# AIM:
Output the first line of the listing and each line after it, up to and including the line that contains "valsZnajomi, valsNieznajomi, valsKomentarze];", exactly as written, minus the pictures.
==========
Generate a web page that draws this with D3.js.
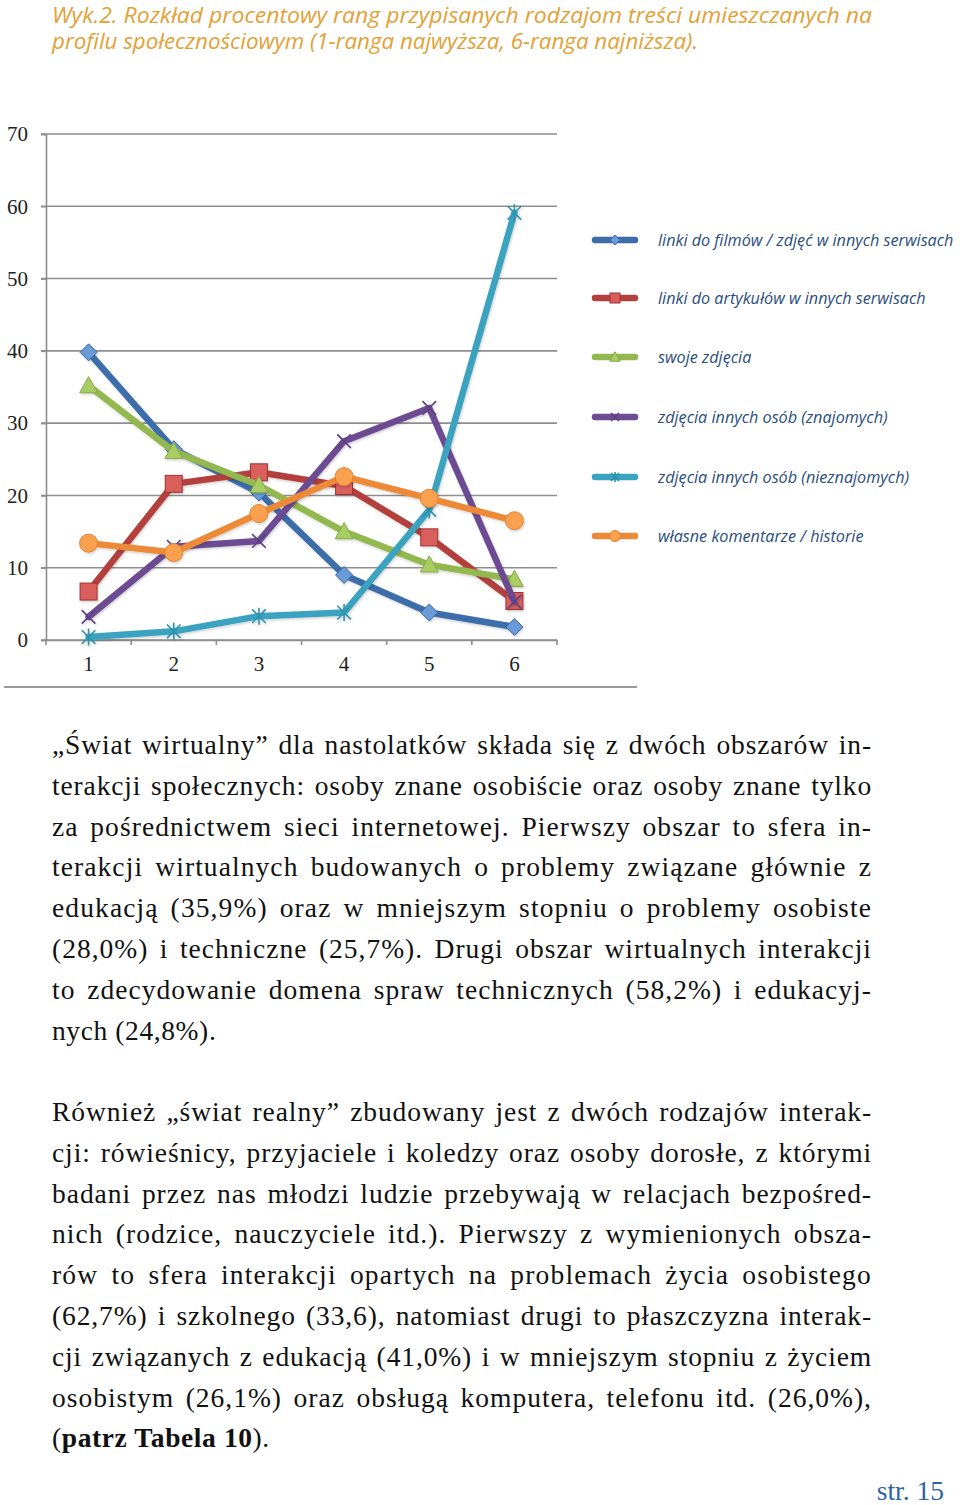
<!DOCTYPE html>
<html><head><meta charset="utf-8">
<script src="https://cdn.jsdelivr.net/npm/d3@7"></script>
<style>
html,body{margin:0;padding:0;background:#fff;}
svg{display:block;}
</style></head>
<body>
<script>
// ---------- data ----------
const categories = [1, 2, 3, 4, 5, 6];
const yTicks = [0, 10, 20, 30, 40, 50, 60, 70];
const seriesNames = [
  "linki do filmów / zdjęć w innych serwisach",
  "linki do artykułów w innych serwisach",
  "swoje zdjęcia",
  "zdjęcia innych osób (znajomych)",
  "zdjęcia innych osób (nieznajomych)",
  "własne komentarze / historie"
];
const valsFilmy      = [39.8, 26.4, 20.4, 9.0, 3.8, 1.8];
const valsArtykuly   = [6.7, 21.6, 23.2, 21.3, 14.2, 5.4];
const valsSwoje      = [35.2, 26.1, 21.4, 15.0, 10.4, 8.4];
const valsZnajomi    = [3.2, 12.9, 13.7, 27.5, 32.1, 5.3];
const valsNieznajomi = [0.4, 1.2, 3.3, 3.8, 18.0, 59.1];
const valsKomentarze = [13.4, 12.1, 17.5, 22.6, 19.6, 16.5];
const seriesValues = [valsFilmy, valsArtykuly, valsSwoje, valsZnajomi, valsNieznajomi, valsKomentarze];

const titleLines = [
  "Wyk.2. Rozkład procentowy rang przypisanych rodzajom treści umieszczanych na",
  "profilu społecznościowym (1-ranga najwyższa, 6-ranga najniższa)."
];
const para1 = [
  "„Świat wirtualny” dla nastolatków składa się z dwóch obszarów in-",
  "terakcji społecznych: osoby znane osobiście oraz osoby znane tylko",
  "za pośrednictwem sieci internetowej. Pierwszy obszar to sfera in-",
  "terakcji wirtualnych budowanych o problemy związane głównie z",
  "edukacją (35,9%) oraz w mniejszym stopniu o problemy osobiste",
  "(28,0%) i techniczne (25,7%). Drugi obszar wirtualnych interakcji",
  "to zdecydowanie domena spraw technicznych (58,2%) i edukacyj-",
  "nych (24,8%)."
];
const para2 = [
  "Również „świat realny” zbudowany jest z dwóch rodzajów interak-",
  "cji: rówieśnicy, przyjaciele i koledzy oraz osoby dorosłe, z którymi",
  "badani przez nas młodzi ludzie przebywają w relacjach bezpośred-",
  "nich (rodzice, nauczyciele itd.). Pierwszy z wymienionych obsza-",
  "rów to sfera interakcji opartych na problemach życia osobistego",
  "(62,7%) i szkolnego (33,6), natomiast drugi to płaszczyzna interak-",
  "cji związanych z edukacją (41,0%) i w mniejszym stopniu z życiem",
  "osobistym (26,1%) oraz obsługą komputera, telefonu itd. (26,0%),"
];
const lastLineParts = [["(", false], ["patrz Tabela 10", true], [").", false]];
const pageLabel = "str. 15";

// ---------- styles ----------
const lineColors   = ["#3e6eaa", "#b3403d", "#93b84f", "#6c4c93", "#3aa3bf", "#ec8a38"];
const markerFills  = ["#6b9bd9", "#d95f5c", "#a9cd63", "#8a6bb2", "#5cc0da", "#f9a14f"];
const markerStroke = ["#3a64a0", "#9f3330", "#86aa47", "#5d3f82", "#2f93ae", "#e0812f"];
const markerTypes  = ["diamond", "square", "triangle", "x", "star", "circle"];

const W = 960, H = 1505;
const svg = d3.select("body").append("svg").attr("width", W).attr("height", H);

// title
const titleWidths = [820, 646];
svg.append("g").selectAll("text").data(titleLines).join("text")
  .attr("x", 52).attr("y", (d, i) => 22.5 + i * 26)
  .attr("font-family", "'Open Sans', sans-serif").attr("font-style", "italic")
  .attr("font-size", 21).attr("fill", "#e3a136")
  .attr("textLength", (d, i) => titleWidths[i]).attr("lengthAdjust", "spacingAndGlyphs")
  .text(d => d);

// scales
const x = d3.scaleBand().domain(categories).range([46, 557]).padding(0);
const y = d3.scaleLinear().domain([0, 70]).range([640, 134]);
const cx = d => x(d) + x.bandwidth() / 2;

// gridlines
svg.append("g").selectAll("line").data(yTicks).join("line")
  .attr("x1", 41).attr("x2", 557)
  .attr("y1", d => y(d)).attr("y2", d => y(d))
  .attr("stroke", "#8e8e8e").attr("stroke-width", 1.6);

// y axis
const yAxis = svg.append("g").attr("transform", "translate(46,0)")
  .call(d3.axisLeft(y).tickValues(yTicks).tickSize(5).tickPadding(13));
yAxis.select(".domain").attr("stroke", "#8e8e8e").attr("stroke-width", 1.6);
yAxis.selectAll(".tick line").attr("stroke", "#8e8e8e").attr("stroke-width", 1.6);
yAxis.selectAll(".tick text").attr("font-family", "'Liberation Serif', serif")
  .attr("font-size", 21).attr("fill", "#222");

// x axis
const xAxis = svg.append("g").attr("transform", "translate(0,640)")
  .call(d3.axisBottom(x).tickSize(0).tickPadding(16));
xAxis.select(".domain").attr("stroke", "#8e8e8e").attr("stroke-width", 1.6);
xAxis.selectAll(".tick text").attr("font-family", "'Liberation Serif', serif")
  .attr("font-size", 21).attr("fill", "#222");
// x tick marks at band boundaries
svg.append("g").selectAll("line").data(categories.concat(["end"])).join("line")
  .attr("x1", d => d === "end" ? x.range()[1] : x(d))
  .attr("x2", d => d === "end" ? x.range()[1] : x(d))
  .attr("y1", 640).attr("y2", 645)
  .attr("stroke", "#8e8e8e").attr("stroke-width", 1.6);

// bottom separator
svg.append("line").attr("x1", 4).attr("x2", 637).attr("y1", 687).attr("y2", 687)
  .attr("stroke", "#9a9a9a").attr("stroke-width", 2);

// shadow filter
const defs = svg.append("defs");
const f = defs.append("filter").attr("id", "sh").attr("x", "-20%").attr("y", "-20%").attr("width", "140%").attr("height", "140%");
f.append("feDropShadow").attr("dx", 1).attr("dy", 1.5).attr("stdDeviation", 1.2).attr("flood-color", "#000").attr("flood-opacity", 0.18);

function drawMarker(g, type, s, fill, stroke, strokeColor) {
  if (type === "diamond") {
    g.append("path").attr("d", `M0,${-s}L${s},0L0,${s}L${-s},0Z`)
      .attr("fill", fill).attr("stroke", stroke).attr("stroke-width", 1);
  } else if (type === "square") {
    g.append("rect").attr("x", -s).attr("y", -s).attr("width", 2 * s).attr("height", 2 * s)
      .attr("fill", fill).attr("stroke", stroke).attr("stroke-width", 1);
  } else if (type === "triangle") {
    g.append("path").attr("d", `M0,${-s * 1.05}L${s * 1.05},${s * 0.85}L${-s * 1.05},${s * 0.85}Z`)
      .attr("fill", fill).attr("stroke", stroke).attr("stroke-width", 1);
  } else if (type === "x") {
    const a = s * 0.8;
    g.append("path").attr("d", `M${-a},${-a}L${a},${a}M${a},${-a}L${-a},${a}`)
      .attr("stroke", strokeColor).attr("stroke-width", 1.6).attr("fill", "none");
  } else if (type === "star") {
    const a = s * 0.8;
    g.append("path").attr("d", `M${-a},${-a}L${a},${a}M${a},${-a}L${-a},${a}M0,${-s}L0,${s}`)
      .attr("stroke", strokeColor).attr("stroke-width", 1.6).attr("fill", "none");
  } else if (type === "circle") {
    g.append("circle").attr("r", s).attr("fill", fill).attr("stroke", stroke).attr("stroke-width", 1);
  }
}

const line = d3.line().x((d, i) => cx(categories[i])).y(d => y(d));
const plot = svg.append("g");
seriesValues.forEach((vals, si) => {
  const g = plot.append("g").attr("filter", "url(#sh)");
  g.append("path").datum(vals).attr("d", line)
    .attr("fill", "none").attr("stroke", lineColors[si]).attr("stroke-width", 6.5)
    .attr("stroke-linejoin", "round").attr("stroke-linecap", "round");
  vals.forEach((v, i) => {
    const mg = g.append("g").attr("transform", `translate(${cx(categories[i])},${y(v)})`);
    drawMarker(mg, markerTypes[si], markerTypes[si] === "circle" ? 9 : 8.5, markerFills[si], markerStroke[si], markerStroke[si]);
  });
});

// legend
const legendY = [240, 298, 357, 417, 477, 536];
const lg = svg.append("g");
seriesNames.forEach((name, si) => {
  const g = lg.append("g").attr("transform", `translate(0,${legendY[si]})`);
  g.append("line").attr("x1", 595).attr("x2", 635).attr("y1", 0).attr("y2", 0)
    .attr("stroke", lineColors[si]).attr("stroke-width", 6.5).attr("stroke-linecap", "round");
  const mg = g.append("g").attr("transform", "translate(615,0)");
  drawMarker(mg, markerTypes[si], markerTypes[si] === "circle" ? 5.5 : 5, markerFills[si], markerStroke[si], markerStroke[si]);
  g.append("text").attr("x", 658).attr("y", 6)
    .attr("font-family", "'Open Sans', sans-serif").attr("font-style", "italic")
    .attr("font-size", 16.2).attr("fill", "#2a4e7c").text(name);
});

// body text (justified)
const bodyFont = "'Liberation Serif', serif";
const bodySize = 27.5;
const baseLetter = 0.6;
const left = 52, right = 872;
function justifiedLines(lines, y0, justifyLast) {
  lines.forEach((t, i) => {
    const txt = svg.append("text").attr("x", left).attr("y", y0 + i * 40.8)
      .attr("font-family", bodyFont).attr("font-size", bodySize).attr("fill", "#111")
      .attr("letter-spacing", baseLetter)
      .text(t);
    if (i < lines.length - 1 || justifyLast) {
      const w = txt.node().getComputedTextLength();
      const spaces = (t.match(/ /g) || []).length;
      const slack = right - left - w;
      const extraLetter = Math.max(0, Math.min(0.6, slack * 0.5 / t.length));
      txt.attr("letter-spacing", baseLetter + extraLetter);
      const w2 = txt.node().getComputedTextLength();
      if (spaces > 0) txt.attr("word-spacing", (right - left - w2) / spaces);
    }
  });
}
justifiedLines(para1, 754, false);
justifiedLines(para2, 1121, true);
const last = svg.append("text").attr("x", left).attr("y", 1121 + 8 * 40.8)
  .attr("font-family", bodyFont).attr("font-size", bodySize).attr("fill", "#111")
  .attr("letter-spacing", baseLetter);
lastLineParts.forEach(([t, b]) => last.append("tspan").attr("font-weight", b ? "bold" : "normal").text(t));

// page label
svg.append("text").attr("x", 944).attr("y", 1500).attr("text-anchor", "end")
  .attr("font-family", bodyFont).attr("font-size", 27.5).attr("fill", "#2f64a3").text(pageLabel);
</script>
</body></html>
==========
# TASK OUTPUT:
Generate a web page that draws this with D3.js.
<!DOCTYPE html>
<html><head><meta charset="utf-8">
<script src="https://cdn.jsdelivr.net/npm/d3@7"></script>
<style>
html,body{margin:0;padding:0;background:#fff;}
svg{display:block;}
</style></head>
<body>
<script>
// ---------- data ----------
const categories = [1, 2, 3, 4, 5, 6];
const yTicks = [0, 10, 20, 30, 40, 50, 60, 70];
const seriesNames = [
  "linki do filmów / zdjęć w innych serwisach",
  "linki do artykułów w innych serwisach",
  "swoje zdjęcia",
  "zdjęcia innych osób (znajomych)",
  "zdjęcia innych osób (nieznajomych)",
  "własne komentarze / historie"
];
const valsFilmy      = [39.8, 26.4, 20.4, 9.0, 3.8, 1.8];
const valsArtykuly   = [6.7, 21.6, 23.2, 21.3, 14.2, 5.4];
const valsSwoje      = [35.2, 26.1, 21.4, 15.0, 10.4, 8.4];
const valsZnajomi    = [3.2, 12.9, 13.7, 27.5, 32.1, 5.3];
const valsNieznajomi = [0.4, 1.2, 3.3, 3.8, 18.0, 59.1];
const valsKomentarze = [13.4, 12.1, 17.5, 22.6, 19.6, 16.5];
const seriesValues = [valsFilmy, valsArtykuly, valsSwoje, valsZnajomi, valsNieznajomi, valsKomentarze];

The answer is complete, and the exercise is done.